È quella voce interiore che ci fa sentire migliori degli altri, non perché abbiamo lottato per essere giusti, ma semplicemente perché nella vita ci è sempre andata bene.
Magari non abbiamo mai incontrato occasioni particolari di caduta o non abbiamo mai commesso grandi errori. Proprio per questo, invece di riconoscere che tutto è dono, tutto è grazia, tutto è misericordia, iniziamo a credere che la nostra bravura sia merito nostro, una conferma che noi sì, siamo giusti.
Da questa illusione nasce il disprezzo verso gli altri.
Ci sentiamo autorizzati a guardarli dall’alto verso il basso, come il fariseo nella parabola, che ringrazia Dio non per la sua misericordia, ma per il fatto di non essere come gli altri uomini: ladri, ingiusti, adulteri.
La sua preghiera non è un incontro con Dio, ma uno specchio in cui contempla compiaciuto se stesso.
Il pubblicano invece ci insegna la verità dell’umiltà.
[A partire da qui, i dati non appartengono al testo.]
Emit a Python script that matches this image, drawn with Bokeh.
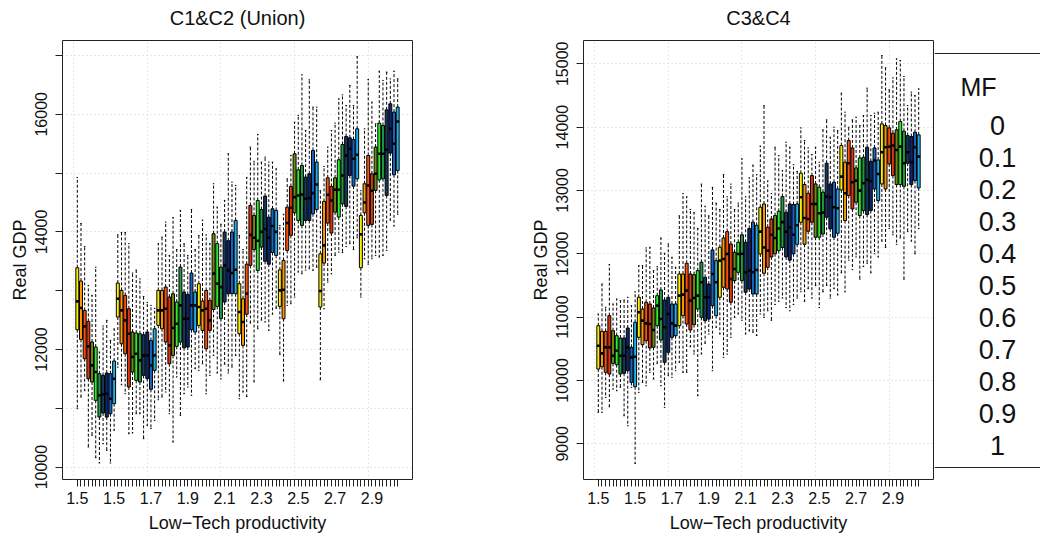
from bokeh.plotting import figure
from bokeh.layouts import row, column
from bokeh.models import Range1d, FixedTicker
from bokeh.embed import file_html
from bokeh.resources import INLINE
from bokeh.core.properties import value

# ---------------- data ----------------
LT_VALUES = [1.5, 1.7, 1.9, 2.1, 2.3, 2.5, 2.7, 2.9]
MF_LABELS = ["0", "0.1", "0.2", "0.3", "0.4", "0.5", "0.6", "0.7", "0.8", "0.9", "1"]
PANEL_TITLES = ["C1&C2 (Union)", "C3&C4"]

# C1&C2 (Union): one inner list per Low-Tech productivity value, 11 MF values each
c12_low = [
    [10993, 11192, 11300, 10342, 10540, 10160, 10070, 10398, 10285, 10070, 10625],
    [11700, 11400, 11250, 10568, 10580, 10908, 10908, 10483, 10710, 10655, 10795],
    [11146, 11192, 11277, 10908, 10427, 11532, 10880, 11248, 11362, 11220, 11674],
    [11645, 11758, 11248, 11560, 11900, 11600, 11500, 11750, 11600, 11700, 11900],
    [11163, 11277, 11200, 12450, 11450, 12353, 12500, 12467, 12325, 12600, 12700],
    [11917, 11464, 12750, 12778, 12892, 13317, 13288, 13350, 13373, 13345, 13400],
    [11486, 12693, 13147, 13288, 13600, 13657, 13650, 13750, 13800, 13700, 13900],
    [12892, 13543, 13450, 13543, 13600, 13572, 13600, 13685, 14200, 14100, 14300],
]
c12_q1 = [
    [12336, 12172, 11843, 11503, 11447, 11135, 10852, 10920, 10850, 10908, 11078],
    [12552, 12098, 11928, 11362, 11617, 11475, 11447, 11560, 11503, 11322, 11645],
    [12410, 12353, 12127, 11758, 11900, 12053, 12127, 12030, 12042, 12337, 12297],
    [12410, 12325, 12013, 12325, 12680, 12733, 12525, 12807, 12948, 12950, 12948],
    [12268, 12070, 12600, 13430, 13700, 13345, 13742, 13500, 13450, 13650, 13600],
    [12733, 12523, 13685, 13940, 14325, 14195, 14110, 14195, 14195, 14308, 14380],
    [12722, 13470, 14150, 13980, 14336, 14252, 14478, 14433, 14960, 14778, 14903],
    [13390, 14325, 14110, 14127, 14705, 14886, 14903, 14620, 15340, 14971, 15045],
]
c12_med = [
    [12818, 12705, 12393, 12053, 11730, 11617, 11220, 11237, 11248, 11163, 11503],
    [12863, 12665, 12495, 12268, 11872, 11928, 11815, 11900, 11900, 11730, 11900],
    [12665, 12665, 12693, 12070, 12365, 12438, 12750, 12523, 12523, 12750, 12750],
    [12722, 12665, 12693, 12495, 13290, 13120, 13060, 13430, 13345, 13300, 13357],
    [12637, 12467, 12950, 13950, 13900, 13850, 14000, 14050, 13900, 14100, 14000],
    [13005, 13017, 14150, 14410, 14592, 14620, 14637, 14563, 14575, 14660, 14807],
    [12994, 13770, 14631, 14535, 14716, 14716, 14960, 15300, 15413, 15243, 15311],
    [13957, 14500, 14790, 14700, 14988, 15328, 15328, 15396, 15753, 15498, 15878],
]
c12_q3 = [
    [13390, 13164, 12665, 12478, 12127, 12042, 11588, 11560, 11600, 11588, 11804],
    [13130, 13005, 12920, 12693, 12297, 12280, 12268, 12250, 12297, 12155, 12353],
    [13005, 13005, 13062, 12892, 12948, 12807, 13402, 12977, 12937, 13300, 12977],
    [13118, 12824, 13005, 12835, 13969, 13800, 13400, 13997, 13850, 13997, 14195],
    [13118, 12863, 13450, 14450, 14280, 14535, 14380, 14609, 14250, 14393, 14365],
    [13355, 13515, 14421, 14773, 15328, 15056, 15130, 14932, 14988, 15385, 15187],
    [13628, 14518, 14920, 14773, 14920, 15226, 15487, 15623, 15600, 15572, 15753],
    [14280, 14818, 15300, 14988, 15442, 15850, 15810, 16076, 16178, 16037, 16122],
]
c12_high = [
    [14926, 14144, 13750, 13090, 12920, 13400, 11957, 12400, 12495, 12155, 12350],
    [13950, 13990, 13990, 13800, 13300, 13350, 13200, 12900, 12800, 12750, 12700],
    [13800, 13911, 14166, 13600, 14245, 13700, 14365, 13800, 13600, 14382, 13700],
    [13940, 14200, 13950, 13800, 14819, 14422, 14130, 14535, 15329, 14846, 14790],
    [13940, 13700, 14926, 15442, 15200, 15657, 15187, 15272, 15187, 15187, 15073],
    [14110, 14300, 14903, 15300, 15866, 15980, 16671, 15725, 16586, 16122, 16122],
    [14700, 15113, 15442, 15725, 15850, 16263, 16331, 16150, 16490, 16150, 16980],
    [14700, 15753, 16592, 16207, 15838, 16734, 16575, 16717, 16603, 16734, 16603],
]

# C3&C4
c34_low = [
    [9496, 9496, 9733, 9585, 9864, 9838, 9891, 9443, 9285, 9891, 8690],
    [9812, 9970, 9917, 10128, 10022, 10270, 9917, 9575, 10075, 10049, 10154],
    [10286, 10128, 10128, 10533, 10417, 9759, 10417, 10586, 10733, 10154, 10839],
    [10733, 10365, 10417, 10681, 10997, 11049, 10950, 10733, 10780, 10760, 10710],
    [11050, 10995, 11100, 10950, 11200, 11250, 11300, 11150, 11100, 11200, 11300],
    [11400, 11250, 11450, 11300, 11500, 11150, 11400, 11500, 11300, 11450, 11350],
    [11700, 11400, 11900, 11750, 11950, 11600, 11800, 11850, 11700, 12000, 11950],
    [12200, 12100, 12400, 12300, 12150, 12250, 11600, 12350, 12200, 12000, 12400],
]
c34_q1 = [
    [10180, 10217, 10128, 10101, 10270, 10249, 10101, 10112, 10154, 9970, 9901],
    [10681, 10565, 10628, 10512, 10523, 10865, 10639, 10286, 10444, 10681, 10707],
    [10865, 11023, 10891, 10797, 10881, 11128, 10997, 10944, 10970, 11181, 11023],
    [11313, 11471, 11444, 11234, 11576, 11708, 11576, 11392, 11444, 11365, 11365],
    [11997, 11692, 11787, 11950, 12000, 12050, 12100, 11950, 11900, 12000, 12150],
    [12498, 12150, 12355, 12498, 12261, 12261, 12313, 12577, 12393, 12261, 12324],
    [13008, 12524, 12919, 12708, 12814, 12603, 12682, 12619, 12682, 13024, 12840],
    [13103, 13024, 13419, 13235, 13093, 13093, 13066, 13430, 13093, 13156, 13040],
]
c34_med = [
    [10549, 10428, 10523, 10523, 10391, 10470, 10391, 10391, 10523, 10365, 10375],
    [11076, 10944, 10902, 10891, 10797, 11181, 10970, 10839, 11049, 10902, 10865],
    [11339, 11355, 11418, 11260, 11302, 11339, 11550, 11313, 11313, 11681, 11550],
    [11892, 11918, 11997, 11602, 11760, 11997, 12000, 11708, 11734, 11708, 11745],
    [12350, 12100, 12050, 12300, 12250, 12400, 12500, 12350, 12420, 12300, 12450],
    [12893, 12566, 12550, 12787, 12787, 12640, 12650, 12903, 12893, 12735, 12719],
    [13219, 12956, 13430, 13130, 13156, 12998, 13114, 13167, 13146, 13472, 13261],
    [13604, 13683, 13693, 13709, 13640, 13693, 13430, 13604, 13446, 13683, 13535],
]
c34_q3 = [
    [10865, 10775, 10775, 11023, 10786, 10707, 10670, 10670, 10828, 10523, 10918],
    [11313, 11128, 11234, 11207, 11144, 11339, 11429, 11270, 11313, 11207, 11207],
    [11681, 11681, 11850, 11681, 11671, 11734, 11866, 11629, 11523, 12061, 11892],
    [12103, 12250, 12350, 12155, 12024, 12182, 12300, 12182, 12400, 12500, 12450],
    [12735, 12787, 12419, 12550, 12603, 12671, 12903, 12656, 12787, 12777, 12787],
    [13272, 13093, 12956, 13235, 13103, 13051, 12972, 13430, 13103, 13130, 13024],
    [13709, 13446, 13788, 13672, 13356, 13514, 13525, 13683, 13461, 13672, 13482],
    [14051, 14025, 13988, 13904, 13957, 14088, 13935, 13867, 13851, 13920, 13878],
]
c34_high = [
    [11049, 11523, 11155, 11829, 11207, 11286, 11260, 11270, 11313, 11181, 11400],
    [11813, 11813, 12092, 12103, 11734, 11797, 12250, 12008, 12155, 11945, 11787],
    [12600, 12950, 12900, 12700, 12650, 12400, 13100, 12750, 12600, 13050, 12800],
    [12700, 13250, 12900, 13100, 12700, 12800, 13500, 12900, 13200, 13400, 13250],
    [13700, 14341, 13150, 12950, 13683, 13550, 13313, 13762, 13683, 13408, 13300],
    [13988, 13788, 13672, 13567, 13683, 13446, 13957, 14115, 13841, 13999, 13946],
    [14536, 14236, 13999, 14115, 14157, 14025, 14183, 14615, 14183, 14220, 14236],
    [15131, 14936, 14589, 14778, 15078, 15052, 14799, 14341, 14552, 14499, 14604],
]

# ---------------- style ----------------
MF_COLORS = ["#FFEE00", "#FF9A00", "#FF5208", "#E0360E", "#6E8B12", "#2BEE2B",
             "#1F9A45", "#123A5E", "#0B2675", "#1566C8", "#1CB2EE"]
FONT = "Liberation Sans"
W = 1040
TITLE_H = 39          # strip holding the two panel titles
PLOT_H = 543 - TITLE_H
TOP, BOTTOM = 1, 64   # borders of the plot figures (frame top at page y = 40)


def flat(nested):
    return [v for grp in nested for v in grp]


def make_panel(low, q1, med, q3, high, y_start, y_end, yticks, ylabels,
               width, border_right):
    n_mf = len(MF_LABELS)
    pos = [g * n_mf + k + 1 for g in range(len(LT_VALUES)) for k in range(n_mf)]
    cols = [MF_COLORS[k] for g in range(len(LT_VALUES)) for k in range(n_mf)]
    lo, a, m, b, hi = flat(low), flat(q1), flat(med), flat(q3), flat(high)
    npos = len(pos)
    pad = 0.04 * npos
    p = figure(width=width, height=PLOT_H, output_backend="svg", toolbar_location=None,
               x_range=Range1d(0.5 - pad, npos + 0.5 + pad),
               y_range=Range1d(y_start, y_end),
               min_border_left=62, min_border_right=border_right,
               min_border_top=TOP, min_border_bottom=BOTTOM)
    p.background_fill_color = "white"
    p.border_fill_color = "white"
    p.outline_line_color = "#222222"
    p.outline_line_width = 1

    # whiskers
    p.segment(x0=pos, y0=b, x1=pos, y1=hi, line_color="black", line_width=1,
              line_dash="3 2")
    p.segment(x0=pos, y0=a, x1=pos, y1=lo, line_color="black", line_width=1,
              line_dash="3 2")
    # staples
    p.segment(x0=[x - 0.2 for x in pos], y0=hi, x1=[x + 0.2 for x in pos], y1=hi,
              line_color="black", line_width=1)
    p.segment(x0=[x - 0.2 for x in pos], y0=lo, x1=[x + 0.2 for x in pos], y1=lo,
              line_color="black", line_width=1)
    # boxes
    p.vbar(x=pos, width=0.8, top=b, bottom=a, fill_color=cols,
           line_color="black", line_width=1)
    # medians
    p.segment(x0=[x - 0.4 for x in pos], y0=m, x1=[x + 0.4 for x in pos], y1=m,
              line_color="black", line_width=2.6)

    # x axis
    xa = p.xaxis[0]
    xa.ticker = FixedTicker(ticks=pos)
    xa.major_label_overrides = {
        x: (str(LT_VALUES[(x - 1) // n_mf]) if (x - 1) % 10 == 0 else "") for x in pos}
    xa.axis_label = "Low\u2212Tech productivity"
    # y axis
    ya = p.yaxis[0]
    ya.ticker = FixedTicker(ticks=yticks)
    ya.major_label_overrides = {t: lab for t, lab in zip(yticks, ylabels)}
    ya.major_label_orientation = "vertical"
    ya.axis_label = "Real GDP"
    for ax in (xa, ya):
        ax.axis_line_color = None
        ax.major_tick_in = 0
        ax.major_tick_out = 7
        ax.major_tick_line_color = "#222222"
        ax.minor_tick_line_color = None
        ax.major_label_text_font = FONT
        ax.major_label_text_font_size = "16px"
        ax.major_label_text_color = "#111111"
        ax.axis_label_text_font = FONT
        ax.axis_label_text_font_size = "18px"
        ax.axis_label_text_font_style = "normal"
        ax.axis_label_text_color = "#111111"
    xa.major_label_standoff = 5
    xa.axis_label_standoff = 6
    ya.major_label_standoff = 8
    ya.axis_label_standoff = 3

    # grid
    p.xgrid.ticker = FixedTicker(ticks=[0, 20, 40, 60, 80])
    p.ygrid.ticker = FixedTicker(ticks=yticks)
    for gr in (p.xgrid, p.ygrid):
        gr.grid_line_color = "#cfcfcf"
        gr.grid_line_dash = "1 3"
        gr.grid_line_width = 1
    return p


left_ticks = [10000, 11000, 12000, 13000, 14000, 15000, 16000, 17000]
left_labels = ["10000", "", "12000", "", "14000", "", "16000", ""]
right_ticks = [9000, 10000, 11000, 12000, 13000, 14000, 15000]
right_labels = ["9000", "10000", "11000", "12000", "13000", "14000", "15000"]

p1 = make_panel(c12_low, c12_q1, c12_med, c12_q3, c12_high,
                9789, 17255, left_ticks, left_labels, width=521, border_right=109)
p2 = make_panel(c34_low, c34_q1, c34_med, c34_q3, c34_high,
                8436, 15368, right_ticks, right_labels, width=413, border_right=1)

# title strip (page coordinates: x 0..1040, y 0..39 from the top)
tstrip = figure(width=W, height=TITLE_H, output_backend="svg", toolbar_location=None,
                x_range=Range1d(0, W), y_range=Range1d(TITLE_H, 0),
                x_axis_location=None, y_axis_location=None, min_border=0)
tstrip.grid.visible = False
tstrip.outline_line_color = None
tstrip.background_fill_color = "white"
tstrip.border_fill_color = "white"
tstrip.text(x=[237, 758], y=[17, 17], text=PANEL_TITLES, text_align="center",
            text_baseline="middle", text_font=value(FONT), text_font_size="20px",
            text_color="#111111")

# legend panel (text only, as in the reference); page rows 40..479 = its frame
LEG_TOP = TITLE_H + TOP
LEG_BOT = TITLE_H + PLOT_H - BOTTOM
leg = figure(width=106, height=PLOT_H, output_backend="svg", toolbar_location=None,
             x_range=Range1d(0, 106), y_range=Range1d(LEG_BOT, LEG_TOP),
             x_axis_location=None, y_axis_location=None,
             min_border_left=0, min_border_right=0,
             min_border_top=TOP, min_border_bottom=BOTTOM)
leg.grid.visible = False
leg.outline_line_color = None
leg.background_fill_color = "white"
leg.border_fill_color = "white"
leg.segment(x0=[0, 0], y0=[53, 467], x1=[106, 106], y1=[53, 467],
            line_color="#222222", line_width=1)
leg.text(x=[44], y=[86], text=["MF"], text_align="center", text_baseline="middle",
         text_font=value(FONT), text_font_size="25px", text_color="#111111")
leg.text(x=[63] * len(MF_LABELS), y=[125 + 32 * i for i in range(len(MF_LABELS))],
         text=MF_LABELS, text_align="center", text_baseline="middle",
         text_font=value(FONT), text_font_size="27px", text_color="#111111")

layout = column(tstrip, row(p1, p2, leg))
open("out.html", "w").write(file_html(layout, INLINE))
Sa di essere un peccatore, non si giustifica, non si paragona a nessuno, ma si affida alla misericordia di Dio. Non si appoggia ai suoi meriti, ma al cuore di Dio. Questo è l’atteggiamento che davvero apre alla grazia.
La parabola ci ricorda che il criterio della giustizia davanti a Dio non è ciò che appariamo o facciamo per abitudine, ma la sincerità del cuore che sa dire: “Abbi pietà di me, peccatore.” Forse nella vita ci è andata bene, forse non abbiamo mai fatto grandi errori, ma questo non ci rende migliori: ci rende soltanto più responsabili nel vivere con gratitudine, senza disprezzare chi non ha avuto le nostre stesse occasioni fortunate.